Scully, who turned 86 on Nov. 29, discussed this latest honor, as well as all that goes into it:
Question: Is it true that part of the requirements for this honor is having to grow all new rose bushes in your garden?
Answer: (Laughing) Absolutely. And my wife Sandi will take care of all that. She’s the chancellor of agriculture. We do have a lot of roses and she loves taking care of them. It’s a very happy scene.
Q: So what are the official duties, other than to be in Pasadena in the middle of the night, find the right car and make sure you have a cup of warm chocolate?
A: Really, the only job qualifications are that you have to be alive and be able to wave. So far, so good.
Oh, it’s not just showing up for the parade, as you may well imagine. There are a lot of appearances, lunches, media groupings. At first, I may have been reluctant to accept all that. I’m not much for being in a parade, and maybe instinctively I shied away from it. But the more I thought about it, it is a rather prestigious moment and, gee, if I turned it down, it would probably hurt a lot of people’s feelings. I didn’t want to do that.
It goes back to the old line about squeezing the juice out of life before life squeezes the juice out of you. This is the perfect moment to meet a lot of nice people, to see what’s going on, see the inner workings. I’m now excited and thrilled to be part of it.
I know one thing that’s important are the numbers attached to this one — 125th parade, the 100th Rose Bowl. That gets you pumped up. The numbers here are just as important as if you’re in baseball and you’re hitting .299 and trying to get to .300.
Q: When you think of the Rose Parade theme — Dreams Come True — what comes to mind from your experiences?
A: My life has been the fulfillment of a dream. I wrote for the nuns an essay when I was 8 years old on what I wanted to be when I grew up. The boys were all about being policemen and firemen and doctors and lawyers, while the girls were about nursing or ballet dancers or becoming mothers. There was no TV and just a few things on the radio, maybe a Saturday afternoon football game between Ohio State and Notre Dame. So when I said I wanted to be a sports announcer, that was way out in left field. So when I eventually got that job with the Dodgers, in December of 1950, when I was 23, it really was the fulfillment of a dream just 15 years later. That’s rather remarkable in itself. I have a great deal to be thankful for.

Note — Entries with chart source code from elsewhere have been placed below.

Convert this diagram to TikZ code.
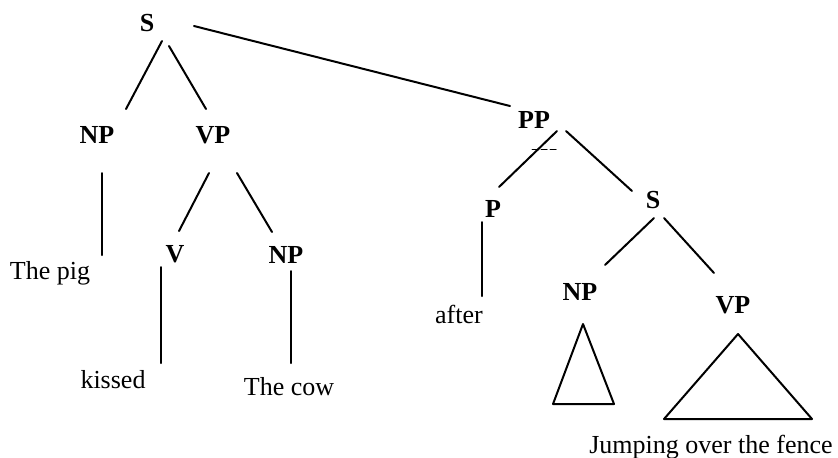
\documentclass[tikz,border=0pt]{standalone}
\usepackage{fontspec}
\setmainfont{Liberation Serif}
\usetikzlibrary{calc}
\begin{document}
\begin{tikzpicture}[
  x=0.5pt,
  y=-0.5pt,
  line cap=round,
  line join=round,
  every node/.style={font=\fontsize{13}{15}\selectfont, anchor=base, inner sep=0pt},
  cat/.style={font=\fontsize{13}{15}\selectfont\bfseries},
  branch/.style={line width=1pt}
]
  \useasboundingbox (0,0) rectangle (838,457);

  % Categories of the main clause
  \node[cat] (S)   at (147,31.5) {S};
  \node[cat] (NP)  at ( 97,143)  {NP};
  \node[cat] (VP)  at (213,143)  {VP};
  \node[cat] (V)   at (175,262)  {V};
  \node[cat] (NPo) at (286,263)  {NP};

  % Categories of the adjunct
  \node[cat] (PP)  at (534,128)  {PP};
  \node[cat] (P)   at (493,217)  {P};
  \node[cat] (Sa)  at (653,208)  {S};
  \node[cat] (NPa) at (580,300)  {NP};
  \node[cat] (VPa) at (733,313)  {VP};

  % Words
  \node (pig)     at ( 50,279) {The pig};
  \node (kissed)  at (113,388) {kissed};
  \node (cow)     at (289,395) {The cow};
  \node (after)   at (459,323) {after};
  \node (jumping) at (711,453) {Jumping over the fence};

  % Branches of the main clause
  \draw[branch] ($(S.base)+(15,9.5)$)   -- ($(NP.base)+(29,-34)$);
  \draw[branch] ($(S.base)+(22,14.5)$)  -- ($(VP.base)+(-7,-34)$);
  \draw[branch] ($(S.base)+(47,-5.5)$)  -- ($(PP.base)+(-24,-22)$);
  \draw[branch] ($(NP.base)+(5,30)$)    -- ($(pig.base)+(52,-24)$);
  \draw[branch] ($(VP.base)+(-4,30)$)   -- ($(V.base)+(4,-31)$);
  \draw[branch] ($(VP.base)+(24,30)$)   -- ($(NPo.base)+(-14,-31)$);
  \draw[branch] ($(V.base)+(-14,5)$)    -- ($(kissed.base)+(48,-25)$);
  \draw[branch] ($(NPo.base)+(5,8)$)    -- ($(cow.base)+(2,-32)$);

  % Branches of the adjunct
  \draw[branch] ($(PP.base)+(23,3)$)    -- ($(P.base)+(6,-30)$);
  \draw[branch] ($(PP.base)+(32,3)$)    -- ($(Sa.base)+(-21,-17)$);
  \draw[branch] ($(P.base)+(-11,5)$)    -- ($(after.base)+(23,-27)$);
  \draw[branch] ($(Sa.base)+(1,10)$)    -- ($(NPa.base)+(25,-35)$);
  \draw[branch] ($(Sa.base)+(11,10)$)   -- ($(VPa.base)+(-19,-40)$);

  % Stray dash under PP
  \draw[line width=0.5pt, dash pattern=on 3pt off 1.5pt]
    ($(PP.base)+(-2,21)$) -- ($(PP.base)+(23,21)$);

  % Triangles for unanalysed phrases
  \draw[branch] ($(NPa.base)+(3,24)$) -- ++(-30,80) -- ++(61,0) -- cycle;
  \draw[branch] ($(VPa.base)+(5,21)$) -- ++(-74,85) -- ++(148,0) -- cycle;
\end{tikzpicture}
\end{document}
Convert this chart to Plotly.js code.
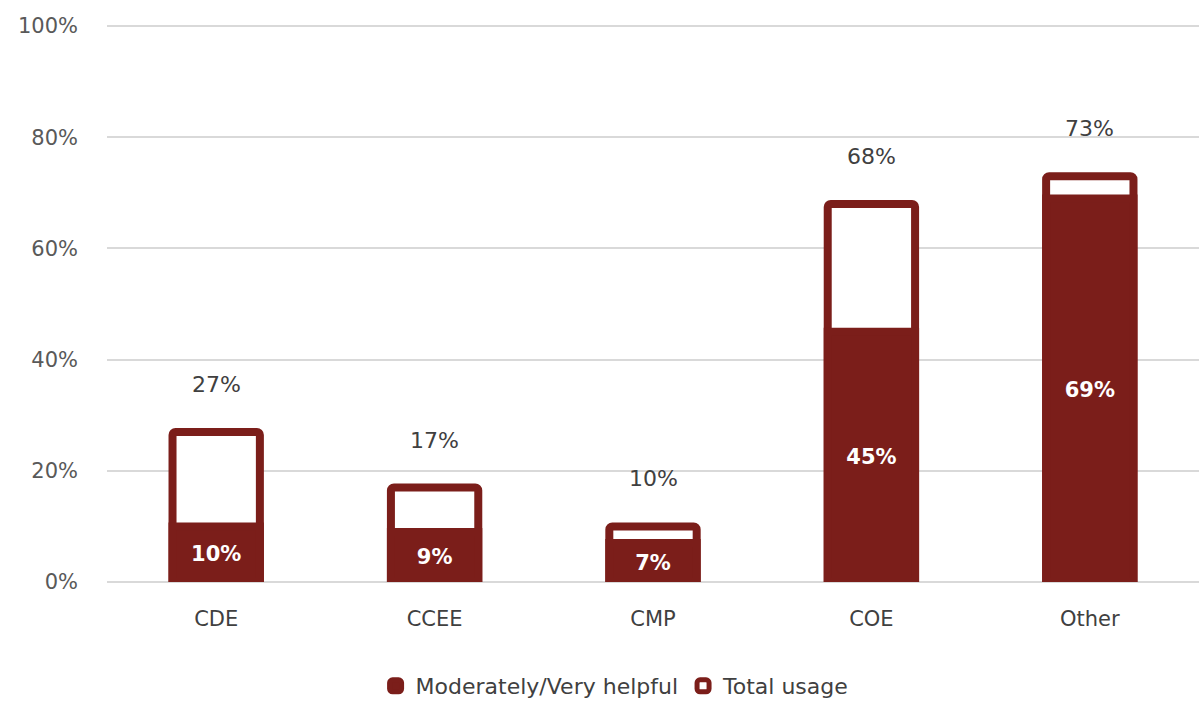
<!DOCTYPE html>
<html>
<head>
<meta charset="utf-8">
<script src="https://cdn.plot.ly/plotly-3.0.1.min.js"></script>
<style>html,body{margin:0;padding:0;background:#fff;}#chart{width:1199px;height:707px;}</style>
</head>
<body>
<div id="chart"></div>
<script>
var categories = ["CDE", "CCEE", "CMP", "COE", "Other"];
var totalUsage = [27, 17, 10, 68, 73];
var helpful = [10, 9, 7, 45, 69];
var yTickVals = [0, 20, 40, 60, 80, 100];
var yTickText = ["0%", "20%", "40%", "60%", "80%", "100%"];

var red = "#7B1E1A";
var fontFam = "DejaVu Sans, Liberation Sans, sans-serif";

var traceTotal = {
  type: "bar", name: "Total usage", x: categories, y: totalUsage,
  marker: {color: "#ffffff", line: {color: red, width: 8}, cornerradius: 3},
  hoverinfo: "none"
};
var traceHelpful = {
  type: "bar", name: "Moderately/Very helpful", x: categories, y: helpful,
  marker: {color: red, line: {color: red, width: 8}, cornerradius: 3},
  text: helpful.map(function(v){return v + "%";}),
  textposition: "inside", insidetextanchor: "middle", constraintext: "none",
  textangle: 0,
  textfont: {color: "#ffffff", size: 21, family: fontFam, weight: "bold"},
  hoverinfo: "none"
};

var annotations = categories.map(function(c, i){
  return {x: c, y: totalUsage[i], text: totalUsage[i] + "%", showarrow: false,
    yanchor: "bottom", yshift: 33, font: {size: 22, color: "#404040", family: fontFam}};
});

var layout = {
  width: 1199, height: 707,
  margin: {l: 107, r: 0, t: 25, b: 125},
  barmode: "overlay", bargap: 0.6,
  paper_bgcolor: "#ffffff", plot_bgcolor: "#ffffff",
  font: {family: fontFam, color: "#595959", size: 21},
  xaxis: {tickfont: {size: 21, color: "#404040"}, showline: false, showgrid: false, ticks: "",
    zeroline: false, ticklabelstandoff: 22},
  yaxis: {range: [0, 100.2], tickvals: yTickVals, ticktext: yTickText,
    tickfont: {size: 21, color: "#595959"}, gridcolor: "#d9d9d9", gridwidth: 2,
    zeroline: true, zerolinecolor: "#d9d9d9", zerolinewidth: 2, ticks: "", ticklabelstandoff: 28},
  legend: {orientation: "h", x: 0.513, xanchor: "center", xref: "container",
    y: 0, yanchor: "bottom", yref: "container",
    traceorder: "reversed", font: {size: 22, color: "#404040"}},
  annotations: annotations,
  showlegend: true
};

Plotly.newPlot("chart", [traceTotal, traceHelpful], layout, {displayModeBar: false, staticPlot: true});
</script>
</body>
</html>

Q: In 1966, you broadcast the Rose Parade for ABC with Elizabeth Montgomery. You had been doing game shows and other sports for the networks at the time, but that must have felt like a whole new experience for you.

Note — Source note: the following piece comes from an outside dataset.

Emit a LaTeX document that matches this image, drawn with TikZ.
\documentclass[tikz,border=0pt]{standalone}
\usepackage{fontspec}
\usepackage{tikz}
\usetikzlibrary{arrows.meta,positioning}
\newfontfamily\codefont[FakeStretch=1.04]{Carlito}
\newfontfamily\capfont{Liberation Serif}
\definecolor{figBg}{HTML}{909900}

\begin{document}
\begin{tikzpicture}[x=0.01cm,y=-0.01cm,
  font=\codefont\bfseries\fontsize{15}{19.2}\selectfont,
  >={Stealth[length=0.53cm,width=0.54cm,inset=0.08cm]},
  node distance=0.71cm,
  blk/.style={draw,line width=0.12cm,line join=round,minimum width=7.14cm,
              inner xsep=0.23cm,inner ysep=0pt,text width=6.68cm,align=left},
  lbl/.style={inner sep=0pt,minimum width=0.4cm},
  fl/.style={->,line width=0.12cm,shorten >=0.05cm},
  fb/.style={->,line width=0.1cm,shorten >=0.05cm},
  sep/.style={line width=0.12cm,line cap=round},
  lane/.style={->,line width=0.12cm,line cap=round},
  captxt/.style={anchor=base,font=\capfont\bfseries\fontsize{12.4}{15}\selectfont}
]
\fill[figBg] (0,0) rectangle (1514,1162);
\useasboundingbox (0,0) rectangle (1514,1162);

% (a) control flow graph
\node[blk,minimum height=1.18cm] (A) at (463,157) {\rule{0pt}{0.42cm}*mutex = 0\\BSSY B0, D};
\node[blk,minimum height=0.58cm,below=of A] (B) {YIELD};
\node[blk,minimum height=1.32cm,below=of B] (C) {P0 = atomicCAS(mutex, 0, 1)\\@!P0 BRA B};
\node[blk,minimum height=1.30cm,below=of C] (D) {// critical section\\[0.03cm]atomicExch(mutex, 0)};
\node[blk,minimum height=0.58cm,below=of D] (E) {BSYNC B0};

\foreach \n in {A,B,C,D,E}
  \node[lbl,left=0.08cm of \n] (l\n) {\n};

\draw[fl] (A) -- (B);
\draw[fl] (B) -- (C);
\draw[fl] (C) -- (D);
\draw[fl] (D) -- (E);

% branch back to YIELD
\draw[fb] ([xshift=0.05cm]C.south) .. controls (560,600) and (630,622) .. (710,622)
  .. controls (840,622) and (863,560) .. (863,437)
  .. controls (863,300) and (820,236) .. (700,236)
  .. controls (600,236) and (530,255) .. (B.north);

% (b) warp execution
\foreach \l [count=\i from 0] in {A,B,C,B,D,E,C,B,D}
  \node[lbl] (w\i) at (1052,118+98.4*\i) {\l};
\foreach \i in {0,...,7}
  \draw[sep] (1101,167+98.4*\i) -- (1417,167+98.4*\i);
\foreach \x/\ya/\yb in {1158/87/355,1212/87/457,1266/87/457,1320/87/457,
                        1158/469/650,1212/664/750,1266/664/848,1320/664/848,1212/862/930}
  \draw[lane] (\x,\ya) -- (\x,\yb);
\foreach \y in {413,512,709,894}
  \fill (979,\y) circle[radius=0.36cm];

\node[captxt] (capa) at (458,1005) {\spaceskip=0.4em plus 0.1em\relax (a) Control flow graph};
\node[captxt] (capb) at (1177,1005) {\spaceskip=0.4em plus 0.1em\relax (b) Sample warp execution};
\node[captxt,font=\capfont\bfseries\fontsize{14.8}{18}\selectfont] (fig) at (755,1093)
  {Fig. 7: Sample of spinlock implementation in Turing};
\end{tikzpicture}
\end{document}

A: What I carry around in my mental book from that is, first, Elizabeth was the queen of television at that time on “Bewitched,” and she was the sweetest person, both feet on the ground, so wonderful.
I remember that morning we had all this ice water on the ground, and I’m sure her feet were freezing, but she never complained. We got to the platform to do the broadcast, and maybe it was eight steps to get up there, and all of the sudden she stopped and froze. I said, “What’s wrong?” She said, “I have a terrible fear of heights.” And this wasn’t very high. I’d done golf tournaments where we’d climb a tower maybe 20 feet high. This might have only been eight feet off the ground.

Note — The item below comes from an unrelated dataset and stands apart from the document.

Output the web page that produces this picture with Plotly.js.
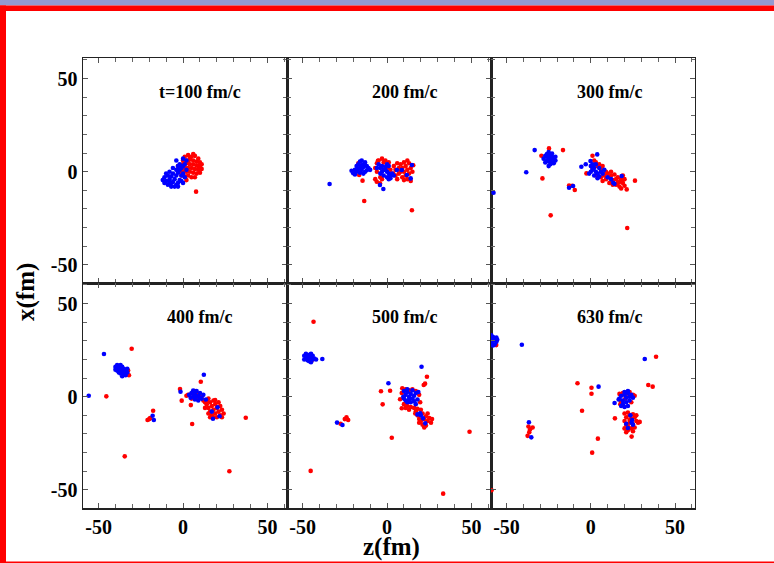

So I said, “OK, walk behind me, put your face into the small of my back and put your arms around me.” Which wasn’t a bad assignment for me (laughing). She hugged me for dear life as she negotiated the steps with her eyes closed, we got to the table, sat down, turned toward the open space, and we were all OK. That’s the last thing any of us thought would happen just moments before going on the air. But for some reason, she was bewitched by heights.
As for the parade, the fun part was doing the research. They gave us this large binder that had all the floats described in them. But I enjoyed doing more research. There was one float from China with all these dragons on it, and that piqued my curiosity. “Why is it that we always talk about dragons and China?” There was one person at the network so impressed with all that extra research that she asked if she could have my notebook for a future broadcast. I probably should have kept it as a memento, but I just gave it away.
Q: Can you believe how detailed and mechanically advanced these floats have become over the years?
A: Some of the floats that have won all kinds of awards in the past, I’m kind of flabbergasted at what they’re able to do with them.
Q: Part of the job is to also flip the coin before kickoff at the Rose Bowl. Did you ever want to broadcast a Rose Bowl Game?
A: No, not really. I think I’ve only been to one game — when UCLA played Minnesota (in 1962). I was asked to be the toastmaster for the Rose Bowl lunch, and Bruins coach Bill Barnes was there and all his players. I think I went to the game for a little while, but didn’t stay the whole time.
Q: How do you envision the experience of being the grand marshal?
A: I don’t expect to be on camera much, just give one big wave and that’ll do it, right? It’s not as if I’ll be jumping from one float to another like Groucho Marx (laughing).
Q: Just as long as you take the time to stop and smell the roses, right?
A: Every day of my life I do that, for sure.